In my professional life, I have been involved in teaching, social services and healthcare. At each stage of my career path, my liberal arts education helped not only in opening some doors, but also in dealing with life once I walked through them. In today’s environment, with the speed of both technological and social change, one can expect to have to change jobs or to get some retraining for the workforce. A liberal arts education teaches you how to learn, allowing you to adapt to new challenges, requirements and settings.

I double majored in English and Religion & Philosophy, leading to all of the predictable jokes about my supposedly nonexistent job prospects. At the time, I wasn’t worried because I expected to either teach or enter the ministry. While those fields were good for me at first, I began to see that there were other professions that would suit me better. I eventually went back to get further training for my subsequent jobs, but my background in liberal arts was with me every step of the way.

Learning liberally


A view of Samford's Reid Chapel
(Photo by Charles Kinnaird)
I grew up in a small town, which led to my being a bit naïve when I entered college. I was surprised to find that my college professors were intent upon not only teaching me “things,” but also making me struggle with what those “things” meant. Whether it was history, science, literature, music, art or philosophy, everything was grounded in larger questions concerning what it means to be alive in the world. I was introduced to Shakespeare, who wrote more on the human condition than anyone else in the English language, and who more importantly dramatized the conflicts and struggles common to us all. I saw Huck Finn wrestle with the notions of race and slavery; I saw Atticus Finch strive for justice in the segregated South. I came to understand the intricate beauties of poetry, which I began to see as our own “open canon of scripture,” to which we continue to add with each passing year.

There was no condemnation for stepping out of the boundaries. There was just the exhilarating process of examining life, love, joy, sorrow, struggle and friendship. And when what you’re studying is life itself, your education naturally extends beyond the classroom. Some of my best memories from college are the debates and conversations with friends over lunch, about what Professor So-and-so said in class or a project that one of my friends was working on.

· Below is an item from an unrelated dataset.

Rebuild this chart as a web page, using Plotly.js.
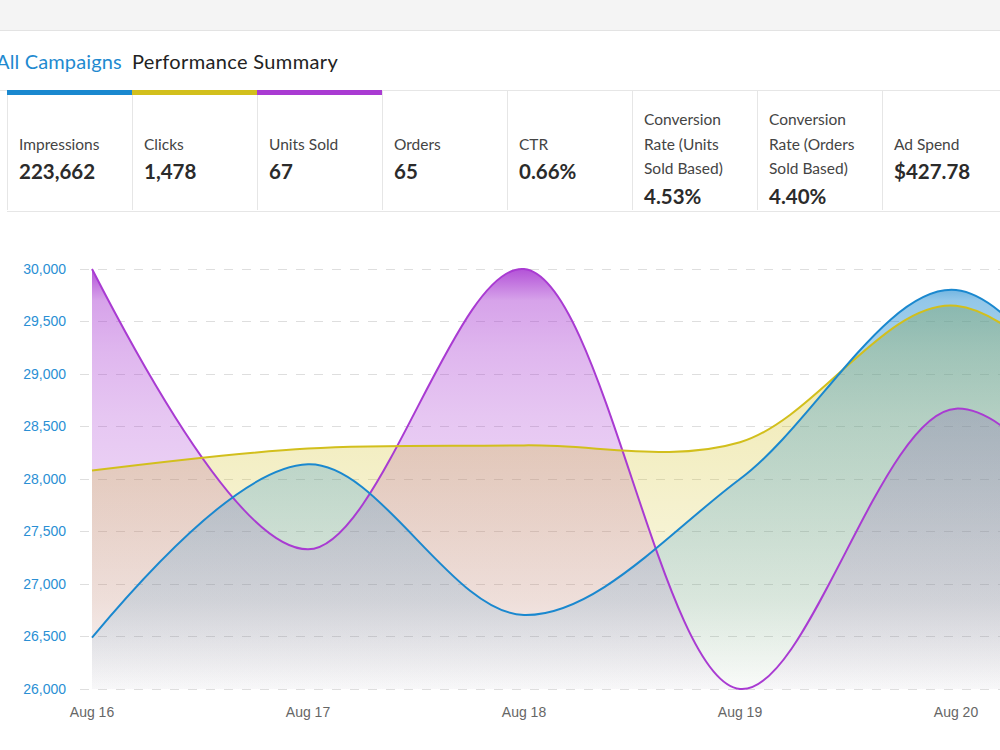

It was a wonderful and challenging milieu that fostered an appreciation for others and, in turn, a more progressive consideration of life itself — an outlook that was at once more hopeful than the provincial views I had grown up with and more aware of our past and present social inequities.

Living my education

That being the case, it still took most of my college career to get to the point of being able to think through the concepts I was being exposed to. Many are not developmentally ready to fully profit from their education in their late teens and early twenties. Education is a life-long struggle. For example, I had a conversation with a high school classmate whom I happened to meet years after graduation and who had become a successful banker. He mentioned our high school English teacher and noted that, “We really need what we learned in English class even more when we are in our thirties and forties — much more than we could realize at the time.”

A foundation in the liberal arts forces the student to grapple with the realities and vagaries of life, both before and after they receive their degree. This is especially important in the real world, which doesn’t curve your grades. In the ups and downs I have faced since graduating, I have always had something essential to fall back on; lessons that extended beyond employment and paychecks that could be re-applied to life as it happens.

So by all means, get all the training you can, but make sure you’re learning more than just what’s on the test. Life is more than your first job; educate yourself liberally, and you’ll be prepared to live accordingly.